— Task to carry out —
Quote from the first line below through the line that contains "svg.selectAll('*').remove();", both included, and leave the pictures out.

— Collected material —
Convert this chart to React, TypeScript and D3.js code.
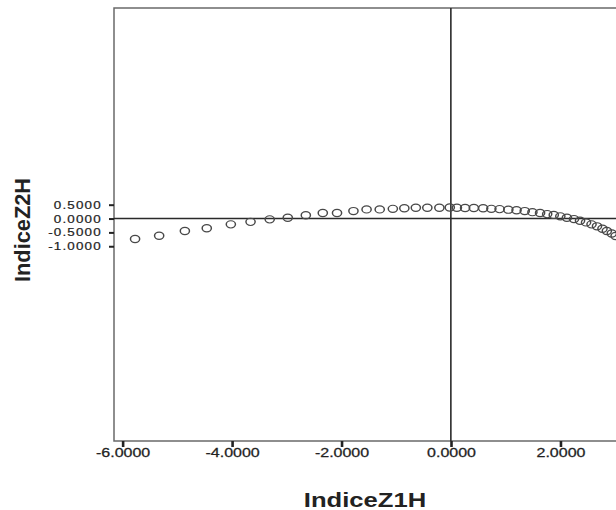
import React, { useEffect, useRef } from 'react';
import * as d3 from 'd3';

// the scanned chart is stretched sideways, so draw in a narrower box and stretch it
const SX = 1.28;
const W = 616;
const H = 510;
const VW = W / SX;

const xTicks = [-6, -4, -2, 0, 2];
const yTicks = [0.5, 0, -0.5, -1];
const xDomain = [-6.155, 3.2];
const yDomain = [-8.03, 7.6];

const indiceZ1H = [
  -5.77, -5.33, -4.86, -4.46, -4.02, -3.66, -3.31, -2.98, -2.65, -2.34, -2.08, -1.78,
  -1.54, -1.3, -1.06, -0.85, -0.64, -0.43, -0.21, -0.02, 0.11, 0.26, 0.42, 0.59,
  0.74, 0.89, 1.05, 1.2, 1.35, 1.49, 1.63, 1.76, 1.88, 2.0, 2.12, 2.25,
  2.36, 2.47, 2.57, 2.67, 2.77, 2.85, 2.94, 3.01,
];
const indiceZ2H = [
  -0.74, -0.62, -0.45, -0.35, -0.21, -0.12, -0.03, 0.03, 0.12, 0.2, 0.2, 0.27,
  0.33, 0.33, 0.35, 0.37, 0.39, 0.39, 0.39, 0.4, 0.39, 0.38, 0.38, 0.37,
  0.35, 0.34, 0.32, 0.3, 0.27, 0.23, 0.2, 0.16, 0.13, 0.08, 0.03, -0.02,
  -0.08, -0.14, -0.21, -0.28, -0.37, -0.45, -0.54, -0.63,
];

const FONT = '"Liberation Sans", Arial, sans-serif';

export default function App() {
  const ref = useRef<SVGSVGElement>(null);

  useEffect(() => {
    const left = 114 / SX;
    const top = 8;
    const bottom = 441;

    const x = d3.scaleLinear().domain(xDomain).range([left, 626 / SX]);
    const y = d3.scaleLinear().domain(yDomain).range([bottom, top]);

    const svg = d3.select(ref.current);
    svg.selectAll('*').remove();

    // frame
    svg
      .append('rect')
      .attr('x', left)
      .attr('y', top)
      .attr('width', VW + 10 - left)
      .attr('height', bottom - top)
      .attr('fill', 'none')
      .attr('stroke', '#6a6a6a')
      .attr('stroke-width', 1.5)
      .attr('vector-effect', 'non-scaling-stroke');

    // reference lines at zero
    svg
      .append('line')
      .attr('x1', x(0))
      .attr('x2', x(0))
      .attr('y1', top)
      .attr('y2', bottom)
      .attr('stroke', '#2a2a2a')
      .attr('stroke-width', 1.6)
      .attr('vector-effect', 'non-scaling-stroke');
    svg
      .append('line')
      .attr('x1', left)
      .attr('x2', VW + 10)
      .attr('y1', y(0))
      .attr('y2', y(0))
      .attr('stroke', '#2a2a2a')
      .attr('stroke-width', 1.6)
      .attr('vector-effect', 'non-scaling-stroke');

    // x axis
    const gx = svg
      .append('g')
      .attr('transform', `translate(0,${bottom})`)
      .call(
        d3
          .axisBottom(x)
          .tickValues(xTicks)
          .tickSize(6)
          .tickFormat((d) => (d as number).toFixed(4))
      );
    gx.select('.domain').remove();
    gx.selectAll('.tick line')
      .attr('stroke', '#222')
      .attr('stroke-width', 2.6)
      .attr('vector-effect', 'non-scaling-stroke');
    gx.selectAll('.tick text')
      .attr('y', 16.5)
      .attr('dy', 0)
      .attr('fill', '#222')
      .attr('stroke', '#222')
      .attr('stroke-width', 0.25)
      .style('font-family', FONT)
      .style('font-size', '12.5px');

    // y axis
    const gy = svg
      .append('g')
      .attr('transform', `translate(${left},0)`)
      .call(
        d3
          .axisLeft(y)
          .tickValues(yTicks)
          .tickSize(5 / SX)
          .tickFormat((d) => (d as number).toFixed(4))
      );
    gy.select('.domain').remove();
    gy.selectAll('.tick line')
      .attr('stroke', '#222')
      .attr('stroke-width', 2)
      .attr('vector-effect', 'non-scaling-stroke');
    gy.selectAll('.tick text')
      .attr('x', -9.5)
      .attr('dy', '0.34em')
      .attr('fill', '#222')
      .attr('stroke', '#222')
      .attr('stroke-width', 0.2)
      .style('font-family', FONT)
      .style('font-size', '10.5px')
      .style('letter-spacing', '0.9px');

    // points
    svg
      .append('g')
      .selectAll('circle')
      .data(indiceZ1H.map((v, i) => [v, indiceZ2H[i]]))
      .join('circle')
      .attr('cx', (d) => x(d[0]))
      .attr('cy', (d) => y(d[1]))
      .attr('r', 3.6)
      .attr('fill', 'none')
      .attr('stroke', '#484848')
      .attr('stroke-width', 1.15);

    // titles
    svg
      .append('text')
      .attr('x', 365 / SX)
      .attr('y', 507)
      .attr('text-anchor', 'middle')
      .attr('fill', '#222')
      .style('font-family', FONT)
      .style('font-weight', 'bold')
      .style('font-size', '20px')
      .text('IndiceZ1H');

    svg
      .append('text')
      .attr('transform', `translate(${29.5 / SX},230) rotate(-90)`)
      .attr('text-anchor', 'middle')
      .attr('fill', '#222')
      .attr('textLength', 104)
      .attr('lengthAdjust', 'spacingAndGlyphs')
      .style('font-family', FONT)
      .style('font-weight', 'bold')
      .style('font-size', '17px')
      .text('IndiceZ2H');
  }, []);

  return (
    <svg
      ref={ref}
      width={W}
      height={H}
      viewBox={`0 0 ${VW} ${H}`}
      preserveAspectRatio="none"
      style={{ position: 'absolute', left: 0, top: 0, background: '#fff' }}
    />
  );
}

— Written solution —
Convert this chart to React, TypeScript and D3.js code.
import React, { useEffect, useRef } from 'react';
import * as d3 from 'd3';

// the scanned chart is stretched sideways, so draw in a narrower box and stretch it
const SX = 1.28;
const W = 616;
const H = 510;
const VW = W / SX;

const xTicks = [-6, -4, -2, 0, 2];
const yTicks = [0.5, 0, -0.5, -1];
const xDomain = [-6.155, 3.2];
const yDomain = [-8.03, 7.6];

const indiceZ1H = [
  -5.77, -5.33, -4.86, -4.46, -4.02, -3.66, -3.31, -2.98, -2.65, -2.34, -2.08, -1.78,
  -1.54, -1.3, -1.06, -0.85, -0.64, -0.43, -0.21, -0.02, 0.11, 0.26, 0.42, 0.59,
  0.74, 0.89, 1.05, 1.2, 1.35, 1.49, 1.63, 1.76, 1.88, 2.0, 2.12, 2.25,
  2.36, 2.47, 2.57, 2.67, 2.77, 2.85, 2.94, 3.01,
];
const indiceZ2H = [
  -0.74, -0.62, -0.45, -0.35, -0.21, -0.12, -0.03, 0.03, 0.12, 0.2, 0.2, 0.27,
  0.33, 0.33, 0.35, 0.37, 0.39, 0.39, 0.39, 0.4, 0.39, 0.38, 0.38, 0.37,
  0.35, 0.34, 0.32, 0.3, 0.27, 0.23, 0.2, 0.16, 0.13, 0.08, 0.03, -0.02,
  -0.08, -0.14, -0.21, -0.28, -0.37, -0.45, -0.54, -0.63,
];

const FONT = '"Liberation Sans", Arial, sans-serif';

export default function App() {
  const ref = useRef<SVGSVGElement>(null);

  useEffect(() => {
    const left = 114 / SX;
    const top = 8;
    const bottom = 441;

    const x = d3.scaleLinear().domain(xDomain).range([left, 626 / SX]);
    const y = d3.scaleLinear().domain(yDomain).range([bottom, top]);

    const svg = d3.select(ref.current);
    svg.selectAll('*').remove();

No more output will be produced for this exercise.